Originally posted by: KeithP
When Left 4 Dead was originally released, one of the few criticisms of the game was lack of content and the price was a little high for what was provided. Valve, through Gabe Newell and others, indicated that a lot more content was coming. Essentially the game was a work in progress. Given Valve's history with TF2 and some of their other properties, people believed Valve when they said more content was coming.
First of all, you proved my point referring to TF2 again. So thanks. Second, I don't know if I'd be accusing other people of being deliberately inaccurate when you make statements like the bolded sentence. The game was polished as hell. And, yes, one of the few knocks against it was a lack of content........and those knocks were footnotes under reviews that were giving it 90% or higher.

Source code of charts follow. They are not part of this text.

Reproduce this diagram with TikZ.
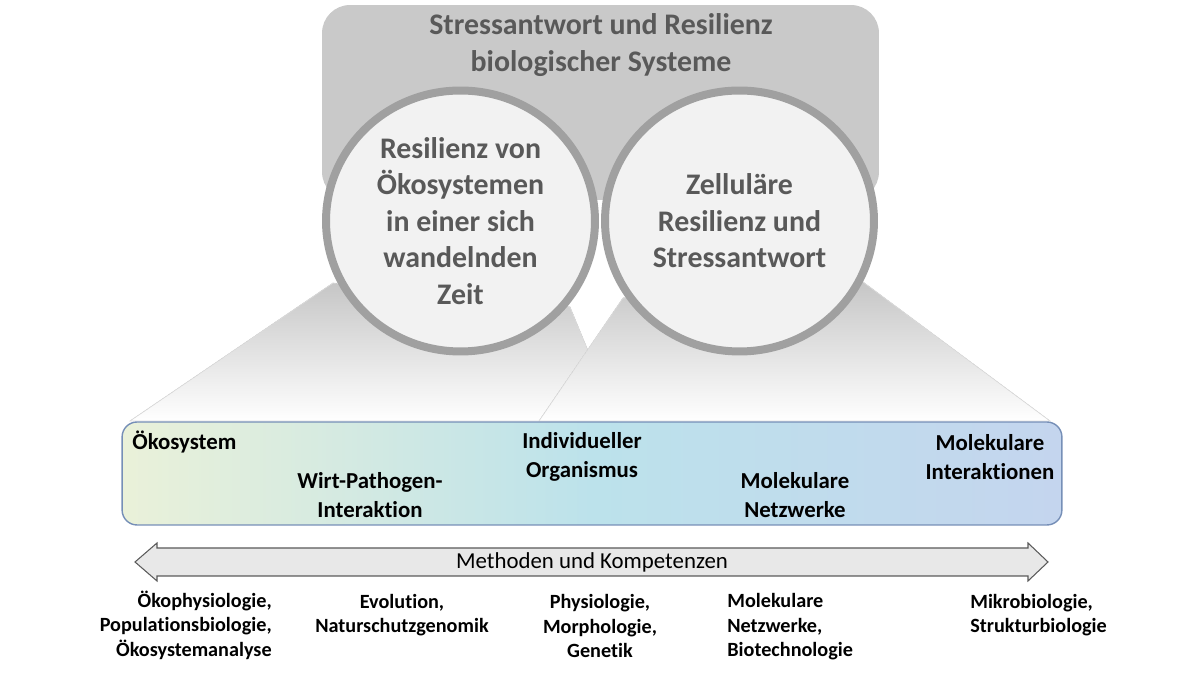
\documentclass[tikz,border=0pt]{standalone}
\usepackage{fontspec}
\setmainfont{Carlito}[Ligatures=NoCommon]
\usetikzlibrary{arrows.meta,positioning,calc,shadows,shapes.geometric}
\definecolor{titlegray}{RGB}{89,89,89}
\definecolor{boxgray}{RGB}{201,201,201}
\definecolor{ringgray}{RGB}{160,160,160}
\definecolor{circlefill}{RGB}{242,242,242}
\definecolor{fangray}{RGB}{198,198,198}
\definecolor{barblue}{RGB}{118,143,183}
\definecolor{barleft}{RGB}{234,241,217}
\definecolor{barmid}{RGB}{188,226,235}
\definecolor{barright}{RGB}{196,213,238}
\definecolor{arrowfill}{RGB}{232,232,232}
\definecolor{arrowline}{RGB}{90,90,90}

\begin{document}
\begin{tikzpicture}[x=0.02cm,y=0.02cm,
  ring/.style={ellipse,draw=ringgray,line width=0.16cm,fill=circlefill,minimum width=5.38cm,minimum height=5.22cm,inner sep=0pt,align=center,text=titlegray,font=\bfseries\fontsize{17}{20.8}\selectfont,drop shadow={shadow xshift=0pt,shadow yshift=-2pt,opacity=0.25}},
  fan/.style={top color=fangray,bottom color=white,draw=gray!25,line width=0.4pt},
  level/.style={align=center,inner sep=0pt,font=\bfseries\fontsize{13}{16.5}\selectfont},
  method/.style={inner sep=0pt,font=\bfseries\fontsize{11.5}{13.9}\selectfont}]
\useasboundingbox (0,0) rectangle (1200,675);
\node[fill=boxgray,rounded corners=0.56cm,minimum width=11.14cm,minimum height=3.9cm] (head) at (600.5,572.5) {};
\node[align=center,text=titlegray,inner sep=0pt,font=\bfseries\fontsize{17}{21}\selectfont] (title) at (601,630) {Stressantwort und Resilienz\\biologischer Systeme};

\fill[fan] (333,392) -- (130,254) -- (617,254) -- (570,368) -- cycle;
\fill[fan] (623,377) -- (539,254) -- (1050,254) -- (863,393) -- cycle;

\node[draw=barblue,line width=0.8pt,rounded corners=0.3cm,left color=barleft,right color=barright,middle color=barmid,minimum width=18.8cm,minimum height=2.06cm] (scale) at (592,201.5) {};

\node[ring] (ecores) at (460.5,454) {Resilienz von\\Ökosystemen\\in einer sich\\wandelnden\\Zeit};
\node[ring] (cellres) at (739.5,454) {Zelluläre\\Resilienz und\\Stressantwort};

\node[level,anchor=base west] (eco) at (132,225) {Ökosystem};
\node[level] (host) at (370,180) {Wirt-Pathogen-\\Interaktion};
\node[level] (org) at (582,218) {Individueller\\Organismus};
\node[level] (net) at (795,180) {Molekulare\\Netzwerke};
\node[level] (mol) at (990,218) {Molekulare\\Interaktionen};

\draw[draw=arrowline,fill=arrowfill,line width=0.6pt] (135,113) -- (157,132) -- (157,127) -- (1028,127) -- (1028,132) -- (1048,113) -- (1028,94) -- (1028,99) -- (157,99) -- (157,94) -- cycle;
\node[font=\fontsize{13}{16}\selectfont] (methods) at (592,113) {Methoden und Kompetenzen};

\node[method,align=right,anchor=east] (ecophys) at (272,50) {Ökophysiologie,\\Populationsbiologie,\\Ökosystemanalyse};
\node[method,align=center] (evo) at (402,60) {Evolution,\\Naturschutzgenomik};
\node[method,align=center] (physio) at (600,49) {Physiologie,\\Morphologie,\\Genetik};
\node[method,align=left,anchor=west] (molnet) at (727,48) {Molekulare\\Netzwerke,\\Biotechnologie};
\node[method,align=left,anchor=west] (micro) at (970,60) {Mikrobiologie,\\Strukturbiologie};
\end{tikzpicture}
\end{document}
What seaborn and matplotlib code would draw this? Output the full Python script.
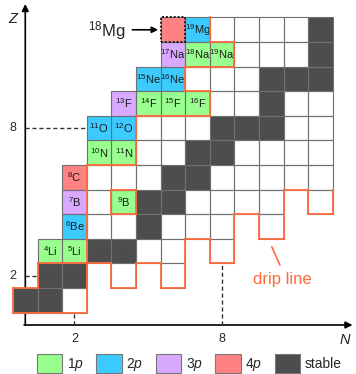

It is not a question of people assuming something with no reason to do so. Valve promised a lot more content and they haven't delivered on that promise. They have now decided that what they developed was good enough to be charged as a separate game so instead of releasing it for free, they are going to charge for it.
-KeithP
My 5 year old hit me with that a couple times. You make plans and they don't work out and they tell you "You promised!!!" and the pouting commences.
As for me, I have no idea wtf they promised because I never cared. I wasn't asking Valve to marry me, I was buying a game. Their unofficial plans for it weren't factored into my buying decision.
If you bought L4D expecting it to double in size, I don't know what to tell you. TF2 has only had one significant map addition to it in Goldrush and other than that has just had optional new weapons....very few of which are radically different than their original weapon counterparts. What you have got so far in L4D is a new game mode that's probably given you more replayability than two new scenarios. I'm sure more will come eventually.
But here's the key. When I read about L4D I understood why these weren't features they could just shoehorn into L4D1. Adding new weapons and new infected and new maps all goes hand-in-hand. They need to be designed around each other. You can't just drop chainsaws and railguns into L4D and get the same tone. A new map or two for L4D would be nice too, but how long before they felt repetitive? It all needs to be a new experience....collectively. Hence L4D2.
L4D, I'm sure will get other new things, but they'll fit L4D and not necessarilly L4D2 and vice versa.